Антон Чехов - страница 75
И, кто бы ни попадался Антону на пути во время переписи, каждый – благодаря доброжелательному его тону и спокойному обращению – неизменно проникался к нему доверием. Не проходило и нескольких минут, как беседа становилась дружеской. Таким образом собственной рукой Чехов заполнил около десяти тысяч листков.[222] Непрерывная работа привела писателя к нервному истощению: появилось «мерцание в глазах», как он это называл, после него всякий раз начинались страшные мигрени. Но Антон и не думал об отдыхе. По мере того как продвигалась работа, он все больше убеждался в том, насколько Сахалин, вопреки утверждениям барона Корфа, был царством беззакония, самоуправства, жестокости и лжи. Губернатор Кононович на словах был яростным противником телесных наказаний, но тем не менее в двухстах или трехстах метрах от его дома каждый день кого-то наказывали плетьми. Разве мог он об этом не знать?
Стесненные в действиях, прикованные к своим тачкам, некоторые из каторжников вынуждены были работать, проползая на животе по низким штрекам угольных шахт. В Александровской больнице не хватало лекарств, самых простых медикаментов, больных размещали на нарах или просто на полу. Преступникам был запрещен вход в церковь. Над этими жалкими вонючими отбросами человечества властвовали охранники, жестокость и несправедливость которых ничем невозможно было смягчить. У тюремных начальников были все права, у заключенных – никаких прав. Как было не потерять в подобных условиях остатки человеческого достоинства? «У ссыльных наблюдаются пороки и извращения, свойственные по преимуществу людям подневольным, порабощенным, голодным и находящимся в постоянном страхе. Лживость, лукавство, трусость, малодушие, наушничество, кражи, всякого рода тайные пороки – вот арсенал, который выставляет приниженное население, или по крайней мере громадная часть его, против начальников и надзирателей, которых оно не уважает, боится и считает своими врагами. Чтобы избавиться от тяжелой работы или телесного наказания и добыть себе кусок хлеба, щепотку чаю, соли, табаку, ссыльный прибегает к обману, так как опыт показал ему, что в борьбе за существование обман – самое верное и надежное средство. Кражи здесь обычны и похожи на промысел. Арестанты набрасываются на все, что плохо лежит, с упорством и жадностью голодной саранчи, и при этом отдают преимущество съестному и одежде. Воруют они в тюрьме, друг у друга, у поселенцев, на работах, во время нагрузки пароходов, и при этом по виртуозной ловкости, с какою совершаются кражи, можно судить, как часто приходится упражняться здешним ворам. <…>
Ссыльный развлекается тайно, воровским образом. Чтобы добыть стакан водки, который при обыкновенных условиях обходится только в пятак, он должен тайно обратиться к контрабандисту и отдать ему, если нет денег, свой хлеб или что-нибудь из одежи. Единственное духовное наслаждение – игра в карты – возможно только ночью, при свете огарков, или в тайге. Всякое же тайное наслаждение, часто повторяемое, обращается мало-помалу в страсть; при слишком большой подражательности ссыльных один арестант заражает другого, и в конце концов такие, казалось бы, пустяки, как контрабандная водка и игра в карты, ведут к невероятным беспорядкам. <…> Картежная игра, как эпидемическая болезнь, овладела уже всеми тюрьмами; тюрьмы представляют собою большие игорные дома, а селения и посты – их филиальные отделения».[223]

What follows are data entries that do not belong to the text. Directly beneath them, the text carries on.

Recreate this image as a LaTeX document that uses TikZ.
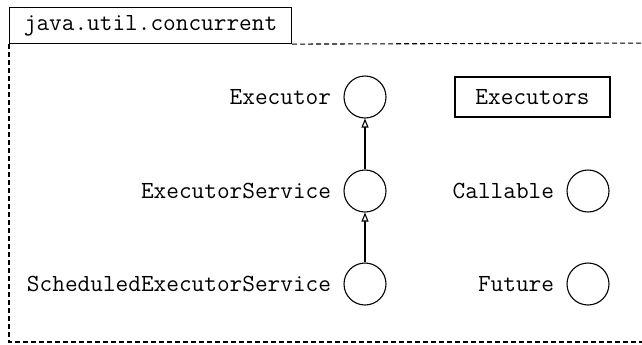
\documentclass[tikz,border=0pt]{standalone}
\usetikzlibrary{arrows.meta}
\begin{document}
\begin{tikzpicture}[x=0.5pt,y=-0.5pt,font=\ttfamily\fontsize{12.3}{14}\selectfont,
  iface/.style={draw,circle,minimum size=21pt,inner sep=0pt,line width=0.55pt},
  ifacelbl/.style={anchor=east,inner sep=0pt},
  classbox/.style={draw,line width=0.55pt,inner sep=0pt,minimum height=20pt},
  extends/.style={-{Triangle[open,length=4.5pt,width=3.5pt]},line width=0.55pt},
  pkgline/.style={dashed,dash pattern=on 2.5pt off 1.5pt,line width=0.55pt}]
  \clip (0,0) rectangle (642,344);
  % package tab and frame
  \node[classbox,anchor=north west,minimum width=141pt,minimum height=18pt] (pkg) at (9,7) {java.util.concurrent};
  \draw[pkgline] (pkg.south east) -- (660,43);
  \draw[pkgline] (pkg.south west) -- (9,342) -- (660,342);
  % interfaces
  \node[iface] (exec) at (365,97) {};
  \node[iface] (svc) at (365,191) {};
  \node[iface] (sched) at (365,284) {};
  \node[iface] (call) at (588,191) {};
  \node[iface] (fut) at (588,284) {};
  \node[ifacelbl] (execlbl) at ([xshift=-6pt]exec.west) {Executor};
  \node[ifacelbl] (svclbl) at ([xshift=-6pt]svc.west) {ExecutorService};
  \node[ifacelbl] (schedlbl) at ([xshift=-6pt]sched.west) {ScheduledExecutorService};
  \node[ifacelbl] (calllbl) at ([xshift=-6pt]call.west) {Callable};
  \node[ifacelbl] (futlbl) at ([xshift=-6pt]fut.west) {Future};
  % class
  \node[classbox,minimum width=77.5pt] (execs) at (532.5,97) {Executors};
  % inheritance
  \draw[extends] (svc) -- (exec);
  \draw[extends] (sched) -- (svc);
\end{tikzpicture}
\end{document}
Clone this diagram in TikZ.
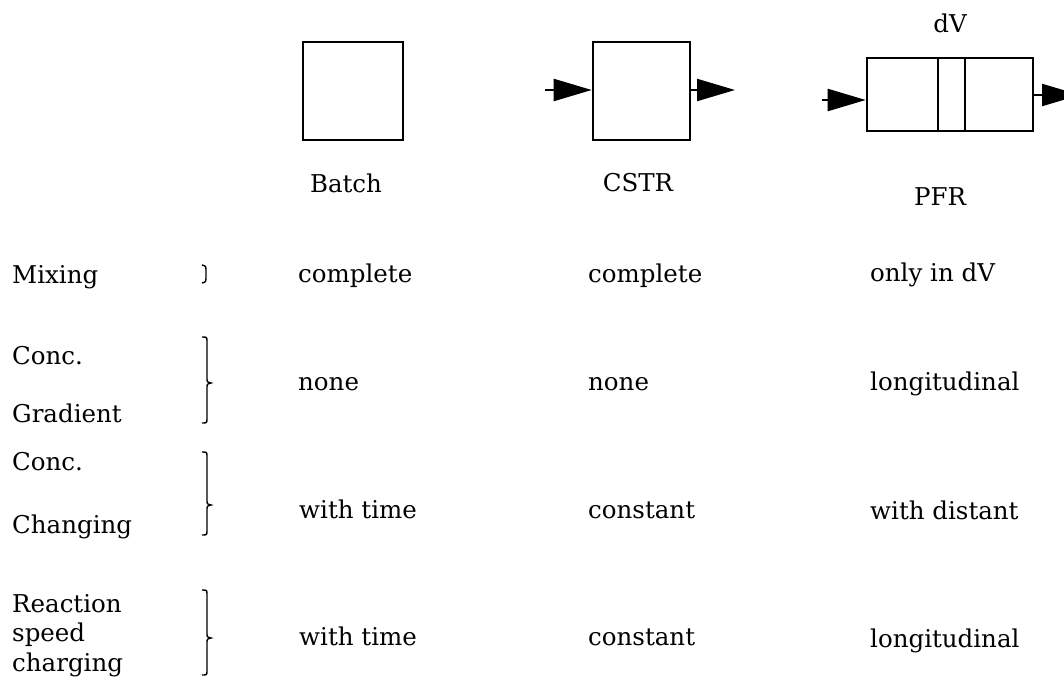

За преступлениями всегда следуют наказания. «Наказания, которые полагаются каторжным и ссыльным, – пишет Чехов, – отличаются чрезмерною суровостью… Наказания, унижающие преступника, ожесточающие его и способствующие огрубению нравов и давно уже признанные вредными для свободного населения, оставлены для поселенцев и каторжных, как будто ссыльное население подвержено меньшей опасности огрубеть, ожесточиться и окончательно потерять человеческое достоинство. Розги, плети, прикование к тележке – наказания, позорящие личность преступника, причиняющие его телу боль и мучения, – применяются здесь широко. Наказание плетями или розгами полагается за всякое преступление, будь то уголовное или маловажное; применяется ли оно, как дополнительное, в соединениями с другими наказаниями, или самостоятельно, оно все равно составляет необходимое содержание всякого приговора».